Signed on January 26, 1976.

                                    /s/ R. G. Dickerson
                                    --------------------------------------------
                                    R.G. Dickerson
                                    Incorporator
   11
                     CERTIFICATE OF AMENDMENT OF CERTIFICATE
                       OF INCORPORATION BEFORE PAYMENT OF
                             ANY PART OF THE CAPITAL
                                       OF
                                C-A-T CORPORATION

It is hereby certified that:

         1. The name of the corporation (hereinafter called the "corporation")
is

                                C-A-T CORPORATION

         2. The corporation has not received any payment for any of its stock.

         3. The certificate of incorporation of the corporation is hereby
amended by striking out Article FIRST thereof and by substituting in lieu of
said Article the following new Article:


                  "FIRST: The name of the corporation (hereinafter called the
         "corporation") is

                          WORLDWIDE C-A-T CORPORATION"

         4. The amendment of the certificate of incorporation of the corporation
herein certified was duly adopted, pursuant to the provisions of Section 241 of
the General Corporation Law of the State of Delaware, by the sole incorporator,
no directors having been named in the certificate of incorporation and no
directors having been elected.

Signed on January 26, 1976.

                                             /s/ R. G. Dickerson
                                             -----------------------------------
                                             R.G. Dickerson, Sole Incorporator
   12
                     CERTIFICATE OF AMENDMENT OF CERTIFICATE
                       OF INCORPORATION BEFORE PAYMENT OF
                             ANY PART OF THE CAPITAL
                                       OF
                           WORLDWIDE C-A-T CORPORATION

         It is hereby certified that:

         1. The name of the corporation (hereinafter called the "corporation")
is

                           WORLDWIDE C-A-T CORPORATION

         2. The corporation has not received any payment for any of its stock.

         3. The certificate of incorporation of the corporation is hereby
amended by striking out Article FIRST thereof and by substituting in lieu of
said Article the following new Article:

                  "FIRST: The name of the corporation (hereinafter called the
         "corporation") is

                              AIRTEMP CORPORATION"

         4. The amendment of the certificate of incorporation of the corporation
was duly adopted, pursuant to the provisions of Section 241 of the General
Corporation Law of the State of Delaware, by at least a majority of the
directors who have been elected and qualified.

Signed on March 3, 1976.

                                             /s/ Aaron S. Gertz
                                             -----------------------------------
                                             Aaron S. Gertz, Sole Director
   13
                       CERTIFICATE OF OWNERSHIP AND MERGER
                                       OF
                           AIRTEMP OF NASHVILLE, INC.
                            (a Tennessee corporation)
                                      INTO
                               AIRTEMP CORPORATION
                            (a Delaware corporation)

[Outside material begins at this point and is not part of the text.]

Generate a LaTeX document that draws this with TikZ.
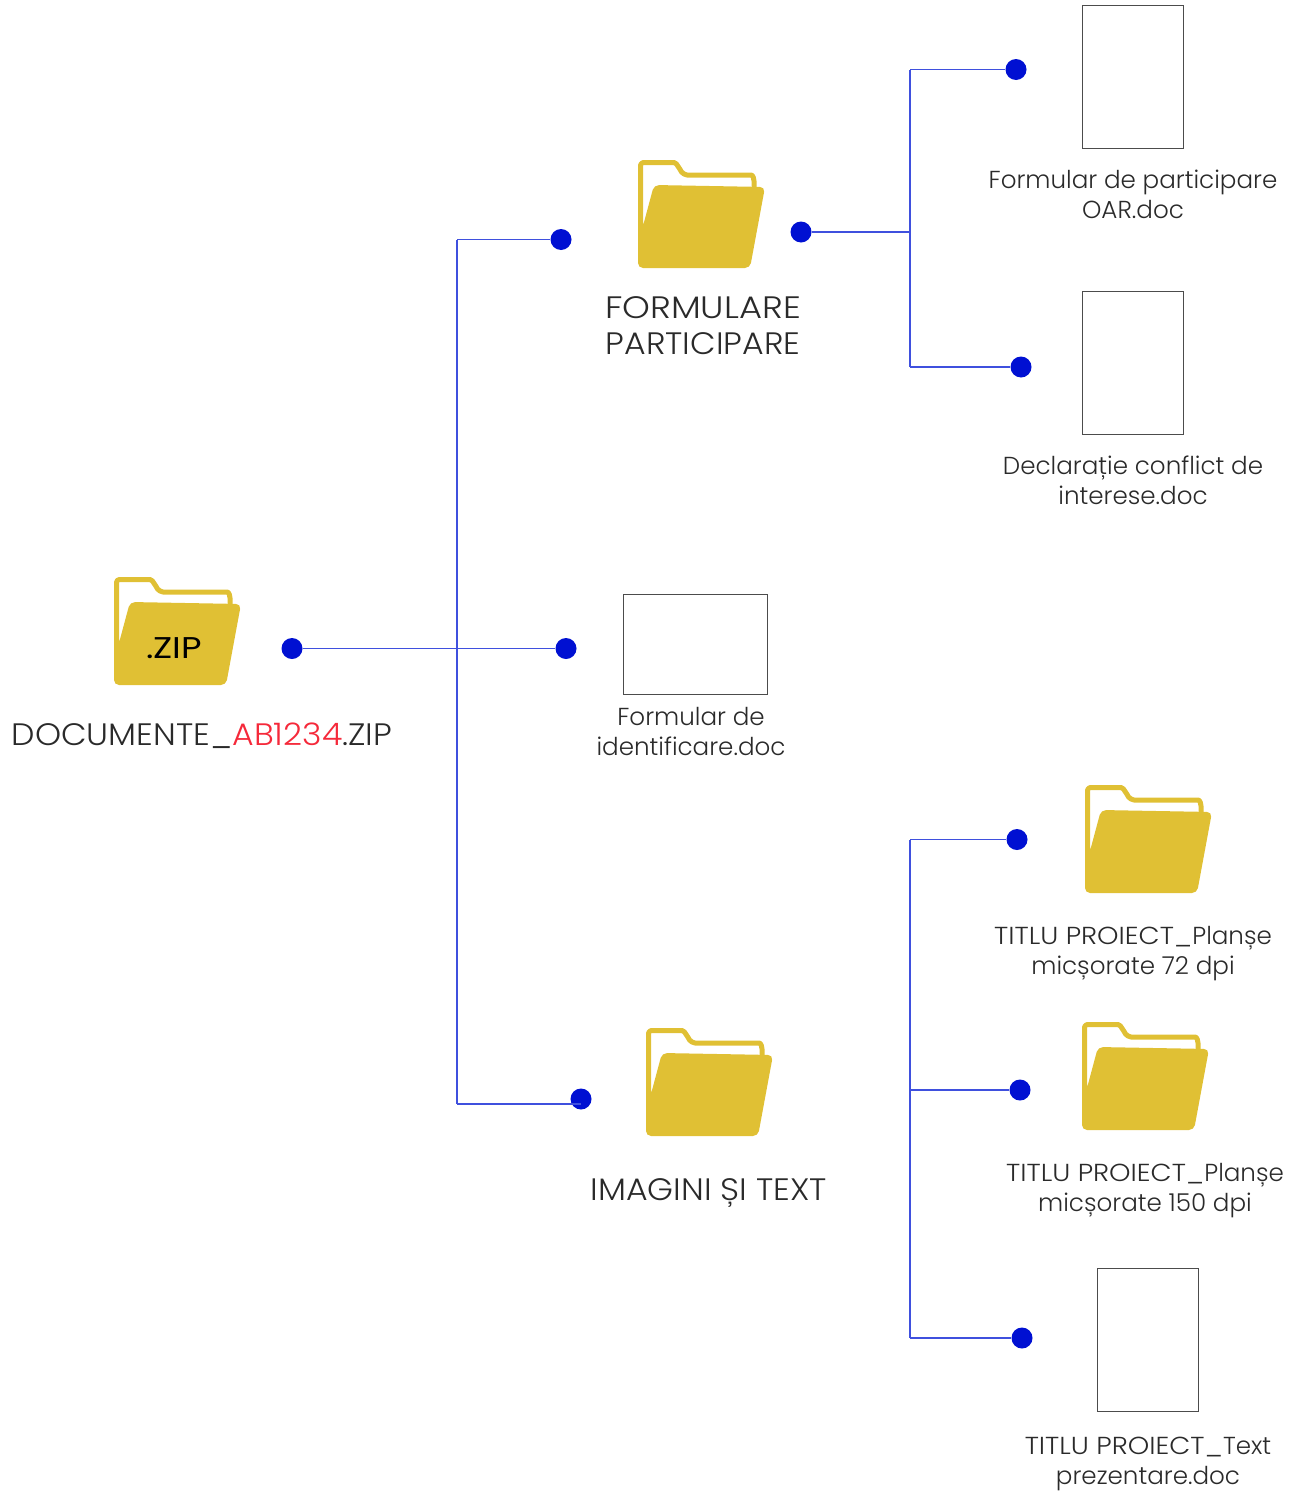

It is hereby certified that:

         1. Airtemp Corporation (hereinafter sometimes referred to as the
"Corporation") is a business corporation of the State of Delaware.

         2. The Corporation is the owner of all of the outstanding shares of the
stock of Airtemp of Nashville, Inc., which is a business corporation of the
State of Tennessee.

         3. The laws of the jurisdiction of organization of Airtemp of
Nashville, Inc. permit the merger of a business corporation of that jurisdiction
with a business corporation of another jurisdiction.

         4. The Corporation hereby merges Airtemp of Nashville, Inc. into the
Corporation.

         5. The following is a copy of the resolutions adopted on October 25,
1977 by the Board of Directors of the Corporation to merge the said Airtemp of
Nashville, Inc. into the Corporation.


         RESOLVED that Airtemp of Nashville, Inc. be merged into this
         Corporation, and that all of the estate, property, rights, privileges,
         powers and franchises
   14
                                                                               2


         of Airtemp of Nashville, Inc. be vested in and held and enjoyed by this
         Corporation as fully and entirely and without change or diminution as
         the same were before held and enjoyed by Airtemp of Nashville, Inc. in
         its name.

         RESOLVED that this Corporation shall assume all of the obligations of
         Airtemp of Nashville, Inc.

         RESOLVED that this Corporation shall cause to be executed and filed
         and/or recorded the documents prescribed by the laws of the State of
         Delaware by the laws of the State of Tennessee, and by the laws of any
         other appropriate jurisdiction and will cause to be performed all
         necessary acts within the jurisdiction of organization of Airtemp of
         Nashville, Inc. and of this Corporation and in any other appropriate
         jurisdiction.

         RESOLVED that the effective date of the Certificate of Ownership and
         Merger setting forth a copy of these resolutions shall be October 31,
         1977 and that insofar as the General Corporation Law of the State of
         Delaware shall govern the same, said date shall be the effective merger
         date.

Executed on October 26, 1977.


                                    Airtemp Corporation


                                    /s/ S. Giordano, Jr.
                                    --------------------------------------------
                                    President



Attest:


/s/ A. Granoinetti-Luska
- -----------------------------------------------------
Asst. Secretary
   15
                                                                               3


STATE  OF  NEW  JERSEY                      )
                                            ) ss.:
COUNTY OF MIDDLESEX                         )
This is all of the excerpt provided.